An OVERLOADED FUNCTION must have different SIGNATURE. i.e.- arguments should be different, either in terms of number of arguments or order of different datatypes arguments.

Upvotes: 0

user1640277
user1640277

Reputation:

No - the compiler throws an error because compiler use parameters to detemine which method to call, not the return type.

Upvotes: 0

J. Steen
J. Steen

Reputation: 15578

No, you can't. The signature is not different - it doesn't matter what the parameter names are.

Methods are declared in a class or struct by specifying the access level such as public or private, optional modifiers such as abstract or sealed, the return value, the name of the method, and any method parameters. These parts together are the signature of the method.
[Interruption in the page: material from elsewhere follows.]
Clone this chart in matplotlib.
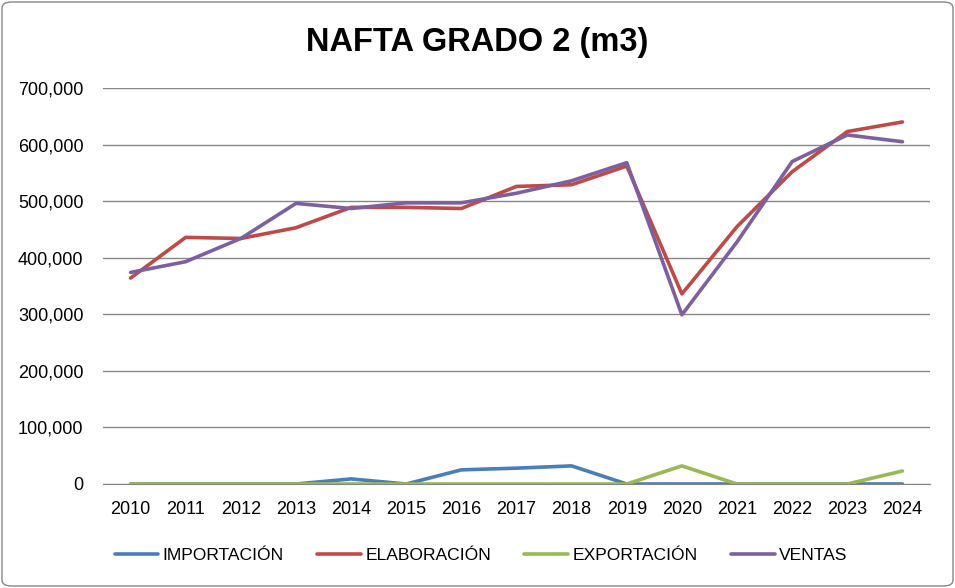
import matplotlib
matplotlib.use("Agg")
import matplotlib.pyplot as plt
from matplotlib.patches import FancyBboxPatch
from matplotlib.ticker import FuncFormatter

years = [2010, 2011, 2012, 2013, 2014, 2015, 2016, 2017, 2018, 2019, 2020, 2021, 2022, 2023, 2024]
importacion = [0, 0, 0, 0, 9000, 0, 25000, 28000, 32000, 0, 0, 0, 0, 0, 0]
elaboracion = [364000, 436000, 434000, 453000, 489000, 489000, 487000, 526000, 529000, 562000, 336000, 455000, 552000, 623000, 640000]
exportacion = [0, 0, 0, 0, 0, 0, 0, 0, 0, 0, 32000, 0, 0, 0, 23000]
ventas = [374000, 393000, 434000, 496000, 487000, 497000, 497000, 514000, 536000, 568000, 299000, 428000, 570000, 617000, 605000]

series_names = ["IMPORTACIÓN", "ELABORACIÓN", "EXPORTACIÓN", "VENTAS"]
colors = ["#4A7EBB", "#BE4B48", "#98B954", "#7D60A0"]

plt.rcParams['font.family'] = ['Liberation Sans', 'DejaVu Sans']

fig = plt.figure(figsize=(9.55, 5.88), dpi=100)
ax = fig.add_axes([103/955, 1-484/588, (930-103)/955, (484-88)/588])

x = list(range(len(years)))
for name, vals, c in zip(series_names, [importacion, elaboracion, exportacion, ventas], colors):
    ax.plot(x, vals, color=c, lw=2.6, label=name, solid_joinstyle='round', solid_capstyle='round')

ax.set_xlim(-0.5, len(years) - 0.5)
ax.set_ylim(0, 700000)
ax.set_yticks(range(0, 700001, 100000))
ax.yaxis.set_major_formatter(FuncFormatter(lambda v, p: f"{int(v):,}"))
ax.set_xticks(x)
ax.set_xticklabels([str(y) for y in years])
ax.grid(axis='y', color='#868686', lw=1)
ax.set_axisbelow(True)
for s in ['top', 'right', 'left']:
    ax.spines[s].set_visible(False)
ax.spines['bottom'].set_color('#868686')
ax.tick_params(axis='both', length=0, labelsize=13, colors='black')
ax.tick_params(axis='x', pad=12)
ax.tick_params(axis='y', pad=14)

fig.text(0.5, 1-43/588, "NAFTA GRADO 2 (m3)", ha='center', va='center', fontsize=23.5, fontweight='bold')

leg = fig.legend(loc='center', bbox_to_anchor=(481/955, 1-555/588), ncol=4, frameon=False,
                 fontsize=12.6, handlelength=2.5, columnspacing=1.9, handletextpad=0.25)

border = FancyBboxPatch((2/955, 2/588), 1-4/955, 1-4/588, boxstyle="round,pad=0,rounding_size=0.01",
                        transform=fig.transFigure, fill=False, edgecolor='#868686', lw=1)
fig.patches.append(border)

fig.savefig("out.png", dpi=100)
http://msdn.microsoft.com/en-us/library/ms173114.aspx

Like a few other answers have stated, consider the type of data you're taking in. Name is indeed a typical string, but does age have to be? If you allow it to be a - for example - int then you can overload your method as you wish.

Upvotes: 4

Alessandro
Alessandro

Reputation: 3761

You could mix together these methods using optional parameters and default values:

public void test(string name = null, string age = null)
{
  if (name != null) 
  {
     // Do something
  }
  else if (age != null)
  {
     // Do something else
  }
}

And you could call this method like that:

test(name: "John");
test(age: "30");

Not very clean, but still useable.

Upvotes: 1

dsgriffin
dsgriffin

Reputation: 68566

You can have static and non-static methods with the same name, but different parameters following the same rules as method overloading, they just can't have exactly the same signature.

Upvotes: 2

Sergey Kalinichenko
Sergey Kalinichenko

Reputation: 726479

No, you cannot overload on a return type or a parameter name. Unlike some other languages (most notably, Objective C1) parameter name is not part of the signature of your function.

The signature of a method consists of the name of the method and the type and kind (value, reference, or output) of each of its formal parameters, considered in the order left to right. The signature of a method specifically does not include the return type, nor does it include the params modifier that may be specified for the right-most parameter.


1 even there it's not exactly the parameter name that becomes part of the selector.

Upvotes: 3

Peter Porfy
Peter Porfy

Reputation: 9030

No. Signatures and Overloading

If you need a method with different meaning why won't you create a method with a different name? It would be confusing to use the same method name for different things on the same object.